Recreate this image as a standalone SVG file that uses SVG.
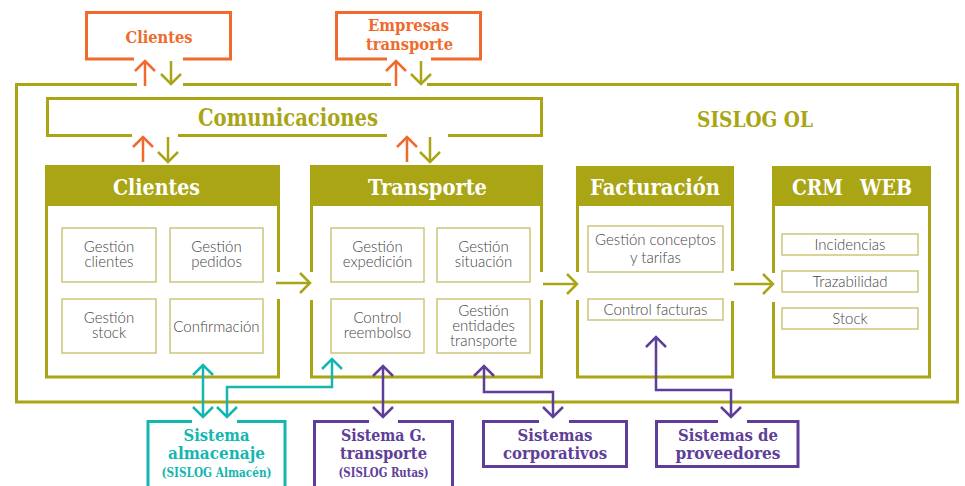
<svg xmlns="http://www.w3.org/2000/svg" width="965" height="486" viewBox="0 0 965 486">
<style>
.bg{fill:#ffffff}
.ol{fill:none;stroke:#A9A515;stroke-width:3}
.or{fill:none;stroke:#EF6A2C;stroke-width:3}
.tl{fill:none;stroke:#14B6B1;stroke-width:3}
.pu{fill:none;stroke:#5E3E98;stroke-width:3}
.hd{fill:#A9A515}
.ib{fill:#ffffff;stroke:#CBC67A;stroke-width:1.5}
.slab{font-family:"DejaVu Serif","Liberation Serif",serif;font-weight:bold;font-stretch:condensed;text-anchor:middle}
.ht{font-size:22px;fill:#ffffff}
.ot{font-size:17px;fill:#EF6A2C}
.gt{fill:#A9A515}
.tt{fill:#14B6B1}
.pt{fill:#5E3E98}
.bt{font-size:16.5px}
.st{font-size:12px}
.in{font-family:Lato,"Open Sans","Liberation Sans",sans-serif;font-weight:300;font-size:15px;fill:#454545;text-anchor:middle}
.c-ol{fill:none;stroke:#A9A515;stroke-width:2.5}
.c-or{fill:none;stroke:#EF6A2C;stroke-width:2.5}
.c-tl{fill:none;stroke:#14B6B1;stroke-width:2.5}
.c-pu{fill:none;stroke:#5E3E98;stroke-width:2.5}
</style>
<defs>
<marker id="mOl" viewBox="-12 -12 24 24" refX="0" refY="0" markerWidth="24" markerHeight="24" markerUnits="userSpaceOnUse" orient="auto-start-reverse"><path d="M-10,-10 L0,0 L-10,10" fill="none" stroke="#A9A515" stroke-width="2.5"/></marker>
<marker id="mOr" viewBox="-12 -12 24 24" refX="0" refY="0" markerWidth="24" markerHeight="24" markerUnits="userSpaceOnUse" orient="auto-start-reverse"><path d="M-10,-10 L0,0 L-10,10" fill="none" stroke="#EF6A2C" stroke-width="2.5"/></marker>
<marker id="mTl" viewBox="-12 -12 24 24" refX="0" refY="0" markerWidth="24" markerHeight="24" markerUnits="userSpaceOnUse" orient="auto-start-reverse"><path d="M-10,-10 L0,0 L-10,10" fill="none" stroke="#14B6B1" stroke-width="2.5"/></marker>
<marker id="mPu" viewBox="-12 -12 24 24" refX="0" refY="0" markerWidth="24" markerHeight="24" markerUnits="userSpaceOnUse" orient="auto-start-reverse"><path d="M-10,-10 L0,0 L-10,10" fill="none" stroke="#5E3E98" stroke-width="2.5"/></marker>
</defs>
<rect class="bg" x="0" y="0" width="965" height="486"/>

<g id="sislog-ol">
<path class="ol" d="M137,84.5 H16.5 V402 H957.5 V84.5 H427 M391,84.5 H183"/>
<text class="slab gt" x="755" y="127" font-size="22" textLength="116" lengthAdjust="spacingAndGlyphs">SISLOG OL</text>
</g>

<g id="ext-clientes">
<path class="or" d="M134,59 H86.5 V12.5 H230.5 V59 H183"/>
<text class="slab ot" x="159" y="43" textLength="67" lengthAdjust="spacingAndGlyphs">Clientes</text>
</g>

<g id="ext-empresas-transporte">
<path class="or" d="M387,59 H336.5 V12.5 H480.5 V59 H431"/>
<text class="slab ot" x="409" y="31"><tspan x="408.5" textLength="81" lengthAdjust="spacingAndGlyphs">Empresas</tspan><tspan x="409.5" y="49.5" textLength="87" lengthAdjust="spacingAndGlyphs">transporte</tspan></text>
</g>

<g id="comunicaciones">
<path class="ol" d="M132,135.5 H47.5 V98.5 H541.5 V135.5 H448 M387,135.5 H178"/>
<text class="slab gt" x="288" y="126" font-size="24" textLength="180" lengthAdjust="spacingAndGlyphs">Comunicaciones</text>
</g>

<g id="mod-clientes">
<rect class="hd" x="45" y="165" width="235" height="41"/>
<path class="ol" d="M46.5,206 V377 H278.5 V299 M278.5,272 V206"/>
<text class="slab ht" x="156.5" y="195" textLength="87" lengthAdjust="spacingAndGlyphs">Clientes</text>
<rect class="ib" x="62" y="228" width="94" height="54"/>
<rect class="ib" x="170" y="228" width="93" height="54"/>
<rect class="ib" x="62" y="299" width="94" height="54"/>
<rect class="ib" x="170" y="299" width="93" height="54"/>
<text class="in" x="109" y="252">Gestión<tspan x="109" y="267">clientes</tspan></text>
<text class="in" x="216.5" y="252">Gestión<tspan x="216.5" y="267">pedidos</tspan></text>
<text class="in" x="109" y="323">Gestión<tspan x="109" y="338">stock</tspan></text>
<text class="in" x="216.5" y="332">Confirmación</text>
</g>

<g id="mod-transporte">
<rect class="hd" x="310" y="165" width="233" height="41"/>
<path class="ol" d="M311.5,206 V272 M311.5,300 V377 H541.5 V300 M541.5,272 V206"/>
<text class="slab ht" x="427.5" y="195" textLength="119" lengthAdjust="spacingAndGlyphs">Transporte</text>
<rect class="ib" x="331" y="228" width="93" height="54"/>
<rect class="ib" x="437" y="228" width="93" height="54"/>
<rect class="ib" x="331" y="299" width="93" height="54"/>
<rect class="ib" x="437" y="299" width="93" height="54"/>
<text class="in" x="377.5" y="252">Gestión<tspan x="377.5" y="267">expedición</tspan></text>
<text class="in" x="483.5" y="252">Gestión<tspan x="483.5" y="267">situación</tspan></text>
<text class="in" x="377.5" y="323">Control<tspan x="377.5" y="338">reembolso</tspan></text>
<text class="in" x="483.5" y="316">Gestión<tspan x="483.5" y="331">entidades</tspan><tspan x="483.5" y="346">transporte</tspan></text>
</g>

<g id="mod-facturacion">
<rect class="hd" x="576" y="166" width="158" height="40"/>
<path class="ol" d="M577.5,206 V272 M577.5,300 V377 H732.5 V301 M732.5,271 V206"/>
<text class="slab ht" x="655" y="195" textLength="130" lengthAdjust="spacingAndGlyphs">Facturación</text>
<rect class="ib" x="588" y="226" width="135" height="46"/>
<rect class="ib" x="588" y="299" width="135" height="21"/>
<text class="in" x="655.5" y="245">Gestión conceptos<tspan x="655.5" y="263">y tarifas</tspan></text>
<text class="in" x="655.5" y="315">Control facturas</text>
</g>

<g id="mod-crm-web">
<rect class="hd" x="772" y="166" width="159" height="40"/>
<path class="ol" d="M773.5,206 V273 M773.5,302 V377 H929.5 V206"/>
<text class="slab ht" y="195"><tspan x="817.5" textLength="51" lengthAdjust="spacingAndGlyphs">CRM</tspan><tspan x="886" textLength="52" lengthAdjust="spacingAndGlyphs">WEB</tspan></text>
<rect class="ib" x="782" y="234" width="136" height="21"/>
<rect class="ib" x="782" y="271" width="136" height="21"/>
<rect class="ib" x="782" y="308" width="136" height="21"/>
<text class="in" x="850" y="250">Incidencias</text>
<text class="in" x="850" y="287">Trazabilidad</text>
<text class="in" x="850" y="324">Stock</text>
</g>

<g id="sistema-almacenaje">
<path class="tl" d="M192,421.5 H148 V492 M285,492 V421.5 H237"/>
<text class="slab tt bt" x="216.5" y="441"><tspan x="216.5" textLength="66" lengthAdjust="spacingAndGlyphs">Sistema</tspan><tspan x="216.5" y="459" textLength="97" lengthAdjust="spacingAndGlyphs">almacenaje</tspan></text>
<text class="slab tt st" x="216.5" y="477" textLength="110" lengthAdjust="spacingAndGlyphs">(SISLOG Almacén)</text>
</g>

<g id="sistema-g-transporte">
<path class="pu" d="M369,421.5 H314.5 V492 M452.5,492 V421.5 H398"/>
<text class="slab pt bt" x="383.5" y="441"><tspan x="383.5" textLength="85" lengthAdjust="spacingAndGlyphs">Sistema G.</tspan><tspan x="383.5" y="459" textLength="87" lengthAdjust="spacingAndGlyphs">transporte</tspan></text>
<text class="slab pt st" x="383.5" y="477" textLength="90" lengthAdjust="spacingAndGlyphs">(SISLOG Rutas)</text>
</g>

<g id="sistemas-corporativos">
<path class="pu" d="M539,421.5 H483.5 V466.5 H626.5 V421.5 H569"/>
<text class="slab pt bt" x="555" y="441"><tspan x="555" textLength="75" lengthAdjust="spacingAndGlyphs">Sistemas</tspan><tspan x="555" y="459" textLength="104" lengthAdjust="spacingAndGlyphs">corporativos</tspan></text>
</g>

<g id="sistemas-proveedores">
<path class="pu" d="M718,421.5 H656.5 V466.5 H798 V421.5 H747"/>
<text class="slab pt bt" x="728" y="441"><tspan x="728" textLength="100" lengthAdjust="spacingAndGlyphs">Sistemas de</tspan><tspan x="728" y="459" textLength="105" lengthAdjust="spacingAndGlyphs">proveedores</tspan></text>
</g>

<g id="connectors">
<path class="c-or" d="M145,86 V61" marker-end="url(#mOr)"/>
<path class="c-ol" d="M171,61 V84" marker-end="url(#mOl)"/>
<path class="c-or" d="M396,86 V61" marker-end="url(#mOr)"/>
<path class="c-ol" d="M421,61 V84" marker-end="url(#mOl)"/>
<path class="c-or" d="M143,162 V137" marker-end="url(#mOr)"/>
<path class="c-ol" d="M168,137 V162" marker-end="url(#mOl)"/>
<path class="c-or" d="M407,162 V137" marker-end="url(#mOr)"/>
<path class="c-ol" d="M430,137 V162" marker-end="url(#mOl)"/>
<path class="c-ol" d="M276,283 H310" marker-end="url(#mOl)"/>
<path class="c-ol" d="M543,284 H577" marker-end="url(#mOl)"/>
<path class="c-ol" d="M734,284 H773" marker-end="url(#mOl)"/>
<path class="c-tl" d="M203,365 V417" marker-start="url(#mTl)" marker-end="url(#mTl)"/>
<path class="c-tl" d="M332,359 V387 H227 V417" marker-start="url(#mTl)" marker-end="url(#mTl)"/>
<path class="c-pu" d="M383,366 V417" marker-start="url(#mPu)" marker-end="url(#mPu)"/>
<path class="c-pu" d="M484,366 V392 H553 V417" marker-start="url(#mPu)" marker-end="url(#mPu)"/>
<path class="c-pu" d="M656,337 V390 H731 V417" marker-start="url(#mPu)" marker-end="url(#mPu)"/>
</g>
</svg>
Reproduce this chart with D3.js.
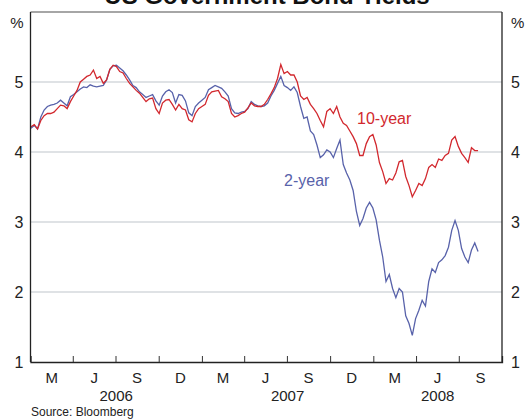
<!DOCTYPE html>
<html>
<head>
<meta charset="utf-8">
<script src="https://cdn.jsdelivr.net/npm/d3@7"></script>
<style>
  body { margin: 0; background: #fff; }
  svg { font-family: Arial, "Liberation Sans", sans-serif; }
</style>
</head>
<body>
<div id="chart"></div>
<script>
// weekly readings, first week starts 2 Jan 2006
var startDate = new Date(2006, 0, 2);
var tenYear = [
  4.36, 4.39, 4.33, 4.45, 4.52, 4.55, 4.55, 4.57, 4.62, 4.67, 4.66, 4.62, 4.72, 4.80, 4.88, 5.00,
  5.04, 5.08, 5.10, 5.17, 5.05, 5.08, 4.98, 5.03, 5.18, 5.24, 5.22, 5.15, 5.13, 5.05, 4.98, 4.93,
  4.88, 4.84, 4.78, 4.72, 4.76, 4.77, 4.62, 4.55, 4.70, 4.74, 4.75, 4.68, 4.60, 4.68, 4.62, 4.60,
  4.46, 4.43, 4.55, 4.62, 4.65, 4.68, 4.81, 4.86, 4.87, 4.88, 4.79, 4.76, 4.72, 4.55, 4.50, 4.52,
  4.55, 4.57, 4.63, 4.70, 4.66, 4.65, 4.65, 4.68, 4.75, 4.83, 4.92, 5.05, 5.25, 5.12, 5.15, 5.10,
  5.10, 5.00, 4.80, 4.75, 4.78, 4.68, 4.62, 4.55, 4.45, 4.36, 4.58, 4.62, 4.55, 4.65, 4.50, 4.41,
  4.38, 4.30, 4.22, 4.12, 3.95, 3.95, 4.12, 4.22, 4.25, 4.10, 3.85, 3.72, 3.55, 3.62, 3.60, 3.70,
  3.86, 3.88, 3.65, 3.52, 3.36, 3.45, 3.55, 3.52, 3.62, 3.78, 3.82, 3.78, 3.90, 3.88, 3.95, 3.98,
  4.17, 4.22, 4.08, 3.98, 3.92, 3.85, 4.06, 4.02, 4.02
];
var twoYear = [
  4.34, 4.38, 4.33, 4.50, 4.60, 4.65, 4.67, 4.68, 4.70, 4.74, 4.70, 4.66, 4.79, 4.82, 4.86, 4.90,
  4.93, 4.92, 4.96, 4.94, 4.93, 4.94, 4.95, 5.03, 5.18, 5.23, 5.24, 5.20, 5.16, 5.10, 5.03, 4.95,
  4.92, 4.86, 4.82, 4.78, 4.80, 4.82, 4.73, 4.67, 4.80, 4.86, 4.89, 4.85, 4.70, 4.82, 4.81, 4.73,
  4.56, 4.52, 4.65, 4.70, 4.74, 4.78, 4.89, 4.92, 4.95, 4.93, 4.91, 4.86, 4.80, 4.62, 4.56, 4.55,
  4.57, 4.58, 4.62, 4.72, 4.68, 4.66, 4.65, 4.66, 4.70, 4.80, 4.88, 4.98, 5.08, 4.95, 4.92, 4.88,
  4.93, 4.85, 4.65, 4.48, 4.50, 4.30, 4.25, 4.10, 3.92, 3.96, 4.03, 4.00, 3.92, 4.05, 4.17, 3.82,
  3.70, 3.60, 3.45, 3.15, 2.95, 3.05, 3.20, 3.28, 3.20, 3.03, 2.74, 2.50, 2.15, 2.25, 2.05, 1.92,
  2.05, 2.00, 1.66, 1.55, 1.38, 1.62, 1.74, 1.88, 1.80, 2.15, 2.33, 2.28, 2.42, 2.46, 2.52, 2.64,
  2.88, 3.02, 2.88, 2.62, 2.50, 2.42, 2.60, 2.70, 2.58
];
var yTicks = [1, 2, 3, 4, 5];
var quarterLabels = ["M", "J", "S", "D", "M", "J", "S", "D", "M", "J", "S"];
var yearLabels = ["2006", "2007", "2008"];

var W = 525, H = 419;
var m = { left: 30.5, right: 502, top: 12, bottom: 362 };

var svg = d3.select("#chart").append("svg").attr("width", W).attr("height", H);

var x = d3.scaleTime()
  .domain([new Date(2006, 0, 1), new Date(2008, 9, 1)])
  .range([m.left, m.right]);
var y = d3.scaleLinear().domain([1, 6]).range([m.bottom, m.top]);

var dates = tenYear.map(function(d, i) { return d3.timeDay.offset(startDate, i * 7); });

// gridlines
svg.append("g").selectAll("line").data([2, 3, 4, 5]).enter().append("line")
  .attr("x1", m.left).attr("x2", m.right)
  .attr("y1", function(d) { return y(d); }).attr("y2", function(d) { return y(d); })
  .attr("stroke", "#bfc5cc").attr("stroke-width", 1.2);

// lines
var line = d3.line()
  .x(function(d, i) { return x(dates[i]); })
  .y(function(d) { return y(d); });

svg.append("path").datum(twoYear).attr("d", line)
  .attr("fill", "none").attr("stroke", "#5862aa").attr("stroke-width", 1.3);
svg.append("path").datum(tenYear).attr("d", line)
  .attr("fill", "none").attr("stroke", "#d2282e").attr("stroke-width", 1.3);

// frame
svg.append("line").attr("x1", m.left).attr("x2", m.right).attr("y1", m.top).attr("y2", m.top)
  .attr("stroke", "#888").attr("stroke-width", 1.3);
svg.append("line").attr("x1", m.left).attr("x2", m.left).attr("y1", m.top).attr("y2", m.bottom)
  .attr("stroke", "#222").attr("stroke-width", 1.3);
svg.append("line").attr("x1", m.right).attr("x2", m.right).attr("y1", m.top).attr("y2", m.bottom)
  .attr("stroke", "#222").attr("stroke-width", 1.3);

// x axis: quarter ticks pointing in
var quarters = d3.timeMonth.every(3).range(new Date(2006, 0, 1), new Date(2008, 9, 2));
var xAxis = d3.axisBottom(x)
  .tickValues(quarters.slice(1, -1))
  .tickSize(-6).tickFormat("");
var gx = svg.append("g").attr("transform", "translate(0," + m.bottom + ")").call(xAxis);
gx.select(".domain").attr("stroke", "#222").attr("stroke-width", 1.3);
gx.selectAll(".tick line").attr("stroke", "#333");

svg.append("g").selectAll("text").data(quarterLabels).enter().append("text")
  .attr("x", function(d, i) {
    return (x(quarters[i]) + x(quarters[i + 1])) / 2;
  })
  .attr("y", 383).attr("text-anchor", "middle")
  .attr("font-size", 15).attr("fill", "#222").text(function(d) { return d; });

svg.append("g").selectAll("text").data(yearLabels).enter().append("text")
  .attr("x", function(d, i) {
    var a = new Date(+d, 0, 1), b = new Date(+d + 1, 0, 1);
    if (b > x.domain()[1]) b = x.domain()[1];
    return (x(a) + x(b)) / 2;
  })
  .attr("y", 401).attr("text-anchor", "middle")
  .attr("font-size", 15).attr("fill", "#222").text(function(d) { return d; });

// y labels both sides
var yl = d3.axisLeft(y).tickValues(yTicks).tickSize(0).tickPadding(7).tickFormat(d3.format("d"));
var gl = svg.append("g").attr("transform", "translate(" + m.left + ",0)").call(yl);
gl.select(".domain").remove();
gl.selectAll("text").attr("font-size", 16).attr("fill", "#222").attr("font-family", null);

var yr = d3.axisRight(y).tickValues(yTicks).tickSize(0).tickPadding(9).tickFormat(d3.format("d"));
var gr = svg.append("g").attr("transform", "translate(" + m.right + ",0)").call(yr);
gr.select(".domain").remove();
gr.selectAll("text").attr("font-size", 16).attr("fill", "#222").attr("font-family", null);

svg.append("text").attr("x", 17).attr("y", 28).attr("text-anchor", "middle")
  .attr("font-size", 15).attr("fill", "#222").text("%");
svg.append("text").attr("x", 511).attr("y", 28)
  .attr("font-size", 15).attr("fill", "#222").text("%");

// title (sits partly above the window)
svg.append("text").attr("x", 267).attr("y", 4).attr("text-anchor", "middle")
  .attr("font-size", 24).attr("font-weight", "bold").attr("fill", "#111")
  .text("US Government Bond Yields");

// series labels
svg.append("text").attr("x", 357).attr("y", 124)
  .attr("font-size", 16).attr("fill", "#d2282e").text("10-year");
svg.append("text").attr("x", 284).attr("y", 186)
  .attr("font-size", 16).attr("fill", "#5862aa").text("2-year");

svg.append("text").attr("x", 31).attr("y", 416)
  .attr("font-size", 12).attr("fill", "#222").text("Source: Bloomberg");
</script>
</body>
</html>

-=-=-

Stated task> Look through the material and copy each line that has "this".

Reply>
Recreate this image as a standalone SVG file that uses SVG.
Reproduce this chart with D3.js.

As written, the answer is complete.